The Association of U S West Retirees



Judge wrong to usurp jury's role
By Anthony Accetta
Denver Post
Sunday, April 1, 2007

Hamstrung.  That's the only word for it.

Apparently Judge Edward Nottingham wanted former Qwest chief executive Joe Nacchio to transfer $90 million to his wife a little faster.  Nottingham reportedly said that doing it nine or 10 months after Nacchio's alleged illegal insider trading in 2001 was insufficiently "proximate" for the jury to consider whether the transfer was made to protect assets that could be forfeited in the event of an insider-trading conviction.
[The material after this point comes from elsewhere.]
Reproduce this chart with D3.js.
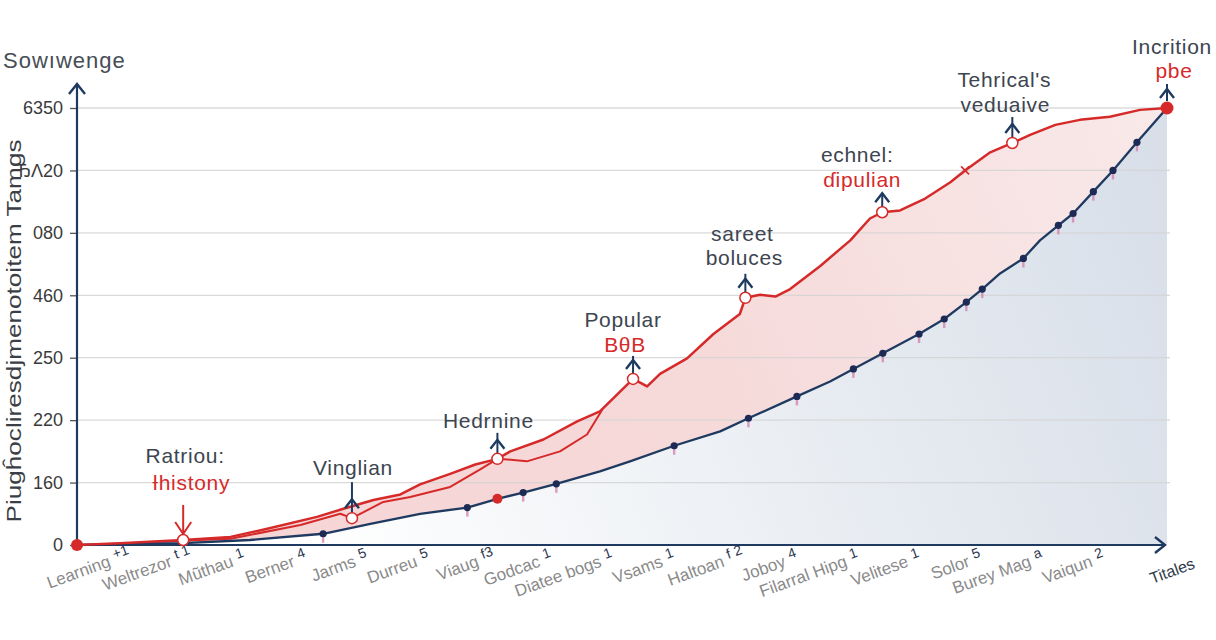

So the jury will never know what was done.  The government will not be allowed to even try to prove possible criminal intent behind the act.  The jury will never get a chance to decide the intent behind the act.

When, exactly, would the transfer have had to be made in order to put it before the jury?  The same day?  The next day?  The next week after doing insider trades?  What does the timing have to do with it?
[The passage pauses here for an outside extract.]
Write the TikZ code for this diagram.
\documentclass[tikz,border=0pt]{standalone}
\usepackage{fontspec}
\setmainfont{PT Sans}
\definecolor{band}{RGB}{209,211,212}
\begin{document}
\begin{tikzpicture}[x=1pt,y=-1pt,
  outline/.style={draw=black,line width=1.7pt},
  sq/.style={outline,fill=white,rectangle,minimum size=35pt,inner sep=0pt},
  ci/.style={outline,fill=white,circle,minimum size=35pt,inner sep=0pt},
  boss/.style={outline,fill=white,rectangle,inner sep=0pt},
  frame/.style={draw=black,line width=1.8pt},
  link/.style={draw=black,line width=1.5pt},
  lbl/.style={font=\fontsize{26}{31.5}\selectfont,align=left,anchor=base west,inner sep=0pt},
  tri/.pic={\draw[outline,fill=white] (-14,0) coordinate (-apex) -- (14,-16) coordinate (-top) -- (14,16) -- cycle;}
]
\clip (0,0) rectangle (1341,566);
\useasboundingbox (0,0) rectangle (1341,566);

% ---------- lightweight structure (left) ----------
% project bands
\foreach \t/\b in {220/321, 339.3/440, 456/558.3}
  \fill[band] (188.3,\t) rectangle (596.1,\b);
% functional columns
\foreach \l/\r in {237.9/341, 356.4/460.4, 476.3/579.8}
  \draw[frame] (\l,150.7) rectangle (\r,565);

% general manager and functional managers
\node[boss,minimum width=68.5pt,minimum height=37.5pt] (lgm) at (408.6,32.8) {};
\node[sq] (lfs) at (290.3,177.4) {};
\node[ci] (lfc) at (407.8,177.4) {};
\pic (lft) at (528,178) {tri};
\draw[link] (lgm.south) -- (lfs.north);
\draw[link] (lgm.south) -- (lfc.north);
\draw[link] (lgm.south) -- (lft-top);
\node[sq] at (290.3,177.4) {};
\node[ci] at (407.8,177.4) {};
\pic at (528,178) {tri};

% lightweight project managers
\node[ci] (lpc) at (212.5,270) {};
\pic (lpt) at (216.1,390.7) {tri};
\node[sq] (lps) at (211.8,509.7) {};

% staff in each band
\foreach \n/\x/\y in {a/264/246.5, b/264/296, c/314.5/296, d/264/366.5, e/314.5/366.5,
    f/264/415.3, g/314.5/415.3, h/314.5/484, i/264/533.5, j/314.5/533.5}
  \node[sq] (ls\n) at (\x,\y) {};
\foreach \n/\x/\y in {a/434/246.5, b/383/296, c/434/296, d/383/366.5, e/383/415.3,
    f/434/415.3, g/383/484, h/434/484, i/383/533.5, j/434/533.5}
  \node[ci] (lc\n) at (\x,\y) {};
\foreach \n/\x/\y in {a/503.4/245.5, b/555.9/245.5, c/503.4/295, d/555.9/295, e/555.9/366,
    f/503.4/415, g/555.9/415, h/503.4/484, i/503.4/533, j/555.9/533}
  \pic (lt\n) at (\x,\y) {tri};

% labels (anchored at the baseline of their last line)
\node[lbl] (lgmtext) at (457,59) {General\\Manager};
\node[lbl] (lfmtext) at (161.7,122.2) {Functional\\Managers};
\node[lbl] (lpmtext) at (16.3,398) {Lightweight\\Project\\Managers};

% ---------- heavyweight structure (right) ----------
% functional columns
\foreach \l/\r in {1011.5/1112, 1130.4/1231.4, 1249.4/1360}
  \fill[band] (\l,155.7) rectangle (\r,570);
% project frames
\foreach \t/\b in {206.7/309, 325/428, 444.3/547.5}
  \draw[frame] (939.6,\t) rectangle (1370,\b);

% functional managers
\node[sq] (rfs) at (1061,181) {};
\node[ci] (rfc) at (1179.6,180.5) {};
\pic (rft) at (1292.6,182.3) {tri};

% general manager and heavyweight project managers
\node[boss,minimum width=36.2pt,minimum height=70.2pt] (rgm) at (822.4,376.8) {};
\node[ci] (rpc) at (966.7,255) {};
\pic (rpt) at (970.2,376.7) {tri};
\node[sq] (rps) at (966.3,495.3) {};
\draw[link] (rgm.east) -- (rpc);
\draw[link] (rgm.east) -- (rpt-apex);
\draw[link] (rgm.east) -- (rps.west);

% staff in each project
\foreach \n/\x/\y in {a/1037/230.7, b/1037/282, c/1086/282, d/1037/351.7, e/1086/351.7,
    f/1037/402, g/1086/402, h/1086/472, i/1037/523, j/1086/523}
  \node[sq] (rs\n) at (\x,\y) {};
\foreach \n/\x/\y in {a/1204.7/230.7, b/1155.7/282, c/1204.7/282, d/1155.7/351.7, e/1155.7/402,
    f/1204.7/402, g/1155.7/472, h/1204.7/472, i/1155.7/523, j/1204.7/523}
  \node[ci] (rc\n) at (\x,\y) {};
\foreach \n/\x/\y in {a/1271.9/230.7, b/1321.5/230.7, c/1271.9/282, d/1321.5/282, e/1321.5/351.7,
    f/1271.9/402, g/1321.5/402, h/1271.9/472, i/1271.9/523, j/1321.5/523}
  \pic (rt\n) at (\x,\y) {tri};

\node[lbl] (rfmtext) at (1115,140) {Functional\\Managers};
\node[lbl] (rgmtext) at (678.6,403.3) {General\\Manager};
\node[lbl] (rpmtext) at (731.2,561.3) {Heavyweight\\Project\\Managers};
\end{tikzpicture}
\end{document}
It is entirely possible that Nacchio didn't think he would get caught, so he was in no hurry.  It is entirely possible he didn't think that corporate executives would come forward to testify against him, so he was in no hurry.

It is also entirely possible there is a completely innocent explanation, such as estate planning or repayment of a debt.  Excluding the testimony in its entirety deprives the government of any opportunity to prove that Nacchio simply didn't act until he had something to be afraid of.

Was that the case with this $90 million stash?  That would be for the jury to decide.  Was the timing consistent with guilt or some other reason?  That should be for the jury to decide.

The judge has, in effect, decided that no jury could fairly find that the transfer is evidence of a guilty mind.  The judge has made a finding of fact as to what the defendant might have thought.  He has decided that the act of transfer was too far away from the acts of alleged illegal insider trading -- which themselves took place over a period of time -- to be relevant as to whether insider trading actually occurred.  Respectfully, that should be up to the jury.

So far this logic would also preclude evidence of Qwest's restatements of $2.5 billion, including $1.5 billion of "onetime deals" that have been the focus of intense testimony from both sides.

In fact, the behavior that led to the restatements is at the heart and soul of the charges against Nacchio.  So far the court has excluded evidence of restatements, presumably on the theory that the restatements were not proximate in time to the alleged insider trading and thus somehow not relevant.

The government alleges that Nacchio believed that Qwest stock would tank if the public knew what he knew about insiders' views of Qwest's financial condition.  The subsequent tanking of the stock and the need to restate Qwest's financial condition -- for the same period as the period in which he is alleged to have engaged in illegal insider trading -- is a part of the alleged crime itself.  It is not some remote, unrelated event.  It is the result of the very facts Nacchio is alleged to have known and to have acted upon.  Of course the restatements came later.  That is the whole point.  He acted before anyone else could.  While the stock price was high.  Before it could crash.

The restatements could very well be evidence of the results of the crime itself.  They could be something entirely different, as well.  Maybe they had nothing to do with the information that he is alleged to have traded on.  That is for the government to prove and the defense to rebut.  But it is something that should be before the jury.  Let the jury decide.

Anthony Accetta is a former assistant U.S. attorney in New York and former first assistant attorney general and special prosecutor in Colorado.  He heads the Denver-based Accetta Group, which conducts private financial due diligence and investigations.